In search of dispersed memories: Generative diffusion models are associative memory networks

TL;DR

This paper demonstrates that generative diffusion models can function as associative memory networks, with energy-based interpretations linking them to Hopfield networks, offering a unified view of memory formation and recall.

Contribution

It reveals that diffusion models can be viewed as energy-based associative memory networks, bridging generative modeling and neural memory mechanisms.

Findings

Diffusion models' energy functions are equivalent to Hopfield networks.

Supervised training encodes associative memory dynamics.

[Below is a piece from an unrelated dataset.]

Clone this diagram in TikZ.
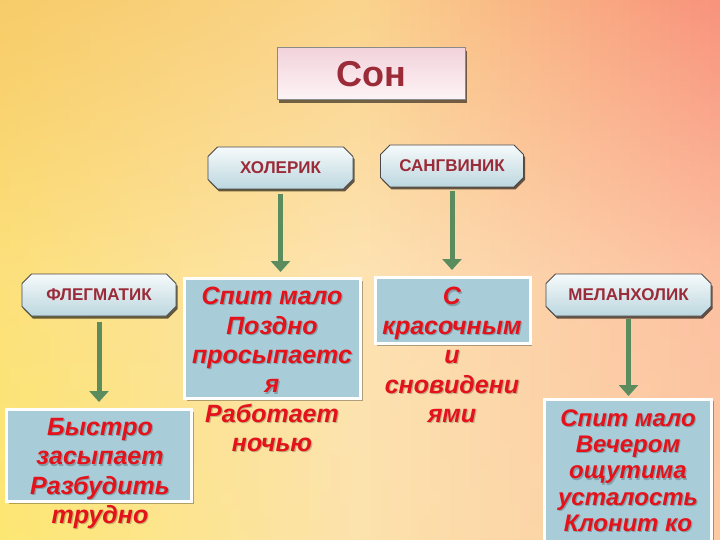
\documentclass[tikz,border=0pt]{standalone}
\usepackage{fontspec}
\setmainfont{Liberation Sans}
\usetikzlibrary{shapes.misc,shadows,arrows.meta}
\definecolor{bgTL}{HTML}{F7CB68}
\definecolor{bgTC}{HTML}{FAD48C}
\definecolor{bgTR}{HTML}{F8927C}
\definecolor{bgML}{HTML}{FCE07A}
\definecolor{bgMC}{HTML}{FDE3B2}
\definecolor{bgMR}{HTML}{FCBFA0}
\definecolor{bgBL}{HTML}{FDE772}
\definecolor{bgBC}{HTML}{FCE2AC}
\definecolor{bgBR}{HTML}{FCC9A2}
\definecolor{DarkRed}{HTML}{9B2B38}
\definecolor{TxtRed}{HTML}{E3121B}
\definecolor{TitleTop}{HTML}{F2D2DB}
\definecolor{TitleBot}{HTML}{FDF4F6}
\definecolor{TitleBorder}{HTML}{8A8A8A}
\definecolor{OctTop}{HTML}{F6FAFB}
\definecolor{OctBot}{HTML}{BCD7DF}
\definecolor{OctBorder}{HTML}{4A4A4A}
\definecolor{BoxFill}{HTML}{A9CDD8}
\definecolor{ArrowGreen}{HTML}{5B8C5E}
\tikzset{
  titlebox/.style={draw=TitleBorder, line width=1pt, top color=TitleTop, bottom color=TitleBot,
    minimum width=188pt, minimum height=52pt, inner sep=0pt,
    font=\fontsize{36}{40}\selectfont\bfseries, text=DarkRed,
    drop shadow={shadow xshift=2pt, shadow yshift=-3pt, fill=black, opacity=0.55}},
  tempbox/.style={chamfered rectangle, chamfered rectangle xsep=9pt, draw=OctBorder, line width=0.8pt,
    top color=OctTop, bottom color=OctBot, minimum height=42pt, inner sep=0pt,
    font=\fontsize{17}{20}\selectfont\bfseries, text=DarkRed,
    drop shadow={shadow xshift=1.5pt, shadow yshift=-2.5pt, fill=black, opacity=0.6}},
  descbox/.style={draw=white, line width=3pt, fill=BoxFill, inner sep=0pt,
    drop shadow={shadow xshift=2pt, shadow yshift=-2pt, fill=black, opacity=0.3}},
  desctext/.style={font=\fontsize{25}{29.4}\selectfont\bfseries\itshape, text=TxtRed, align=center, inner sep=0pt},
  descshadow/.style={desctext, text=black, text opacity=0.22},
  greenarrow/.style={draw=ArrowGreen, line width=5pt, -{Triangle[width=19pt,length=11pt]}}
}
\begin{document}
\begin{tikzpicture}[x=1pt,y=-1pt]
\useasboundingbox (0,0) rectangle (720,540);
\clip (0,0) rectangle (720,540);
% background
\foreach \i in {0,...,71}{
  \pgfmathsetmacro\xa{10*\i}
  \pgfmathsetmacro\xb{10*\i+10.8}
  \pgfmathtruncatemacro\k{\i<36 ? 1 : 0}
  \pgfmathtruncatemacro\p{\i<36 ? 100-100*(\i+0.5)/36 : 100-100*(\i-35.5)/36}
  \ifnum\k=1
    \colorlet{cT}{bgTL!\p!bgTC}\colorlet{cM}{bgML!\p!bgMC}\colorlet{cB}{bgBL!\p!bgBC}
  \else
    \colorlet{cT}{bgTC!\p!bgTR}\colorlet{cM}{bgMC!\p!bgMR}\colorlet{cB}{bgBC!\p!bgBR}
  \fi
  \shade[top color=cT,bottom color=cM] (\xa,0) rectangle (\xb,271);
  \shade[top color=cM,bottom color=cB] (\xa,270) rectangle (\xb,540);
}
% title
\node[titlebox] (son) at (371,74) {Сон};
% temperaments
\node[tempbox, minimum width=145pt] (hol) at (280.5,168) {ХОЛЕРИК};
\node[tempbox, minimum width=143pt] (san) at (452,166) {САНГВИНИК};
\node[tempbox, minimum width=154pt] (fle) at (99,295) {ФЛЕГМАТИК};
\node[tempbox, minimum width=165pt] (mel) at (628.5,295) {МЕЛАНХОЛИК};
% description boxes
\node[descbox, minimum width=176pt, minimum height=120pt] (b1) at (272.5,338.5) {};
\node[descbox, minimum width=155pt, minimum height=66pt] (b2) at (452.5,310.5) {};
\node[descbox, minimum width=185pt, minimum height=92pt] (b3) at (99,455.5) {};
\node[descbox, minimum width=167pt, minimum height=150pt] (b4) at (628,474) {};
% arrows
\draw[greenarrow, shorten <=5pt, shorten >=5pt] (hol.south) -- (hol.south |- b1.north);
\draw[greenarrow, shorten <=4pt, shorten >=6pt] (san.south) -- (san.south |- b2.north);
\draw[greenarrow, shorten <=6pt, shorten >=6pt] (fle.south) -- (fle.south |- b3.north);
\draw[greenarrow, shorten <=3pt, shorten >=1.5pt] (mel.south) -- (mel.south |- b4.north);
% texts
\node[descshadow] (t1s) at (273.2,370.8) {Спит мало\\Поздно\\просыпаетс\\я\\Работает\\ночью};
\node[desctext] (t1) at (272,369.5) {Спит мало\\Поздно\\просыпаетс\\я\\Работает\\ночью};
\node[descshadow] (t2s) at (453.2,356.3) {С\\красочным\\и\\сновидени\\ями};
\node[desctext] (t2) at (452,355) {С\\красочным\\и\\сновидени\\ями};
\node[descshadow] (t3s) at (101.2,474.8) {Быстро\\засыпает\\Разбудить\\трудно};
\node[desctext] (t3) at (100,473.5) {Быстро\\засыпает\\Разбудить\\трудно};
\node[descshadow, font=\fontsize{24}{26.3}\selectfont\bfseries\itshape] (t4s) at (629.2,471.8) {Спит мало\\Вечером\\ощутима\\усталость\\Клонит ко};
\node[desctext, font=\fontsize{24}{26.3}\selectfont\bfseries\itshape] (t4) at (628,470.5) {Спит мало\\Вечером\\ощутима\\усталость\\Клонит ко};
\end{tikzpicture}
\end{document}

Unified framework for memory formation and recall.

Abstract

Uncovering the mechanisms behind long-term memory is one of the most fascinating open problems in neuroscience and artificial intelligence. Artificial associative memory networks have been used to formalize important aspects of biological memory. Generative diffusion models are a type of generative machine learning techniques that have shown great performance in many tasks. Like associative memory systems, these networks define a dynamical system that converges to a set of target states. In this work we show that generative diffusion models can be interpreted as energy-based models and that, when trained on discrete patterns, their energy function is (asymptotically) identical to that of modern Hopfield networks. This equivalence allows us to interpret the supervised training of diffusion models as a synaptic learning process that encodes the associative dynamics of a modern Hopfield network in the weight structure of a deep neural network. Leveraging this connection, we formulate a generalized framework for understanding the formation of long-term memory, where creative generation and memory recall can be seen as parts of a unified continuum.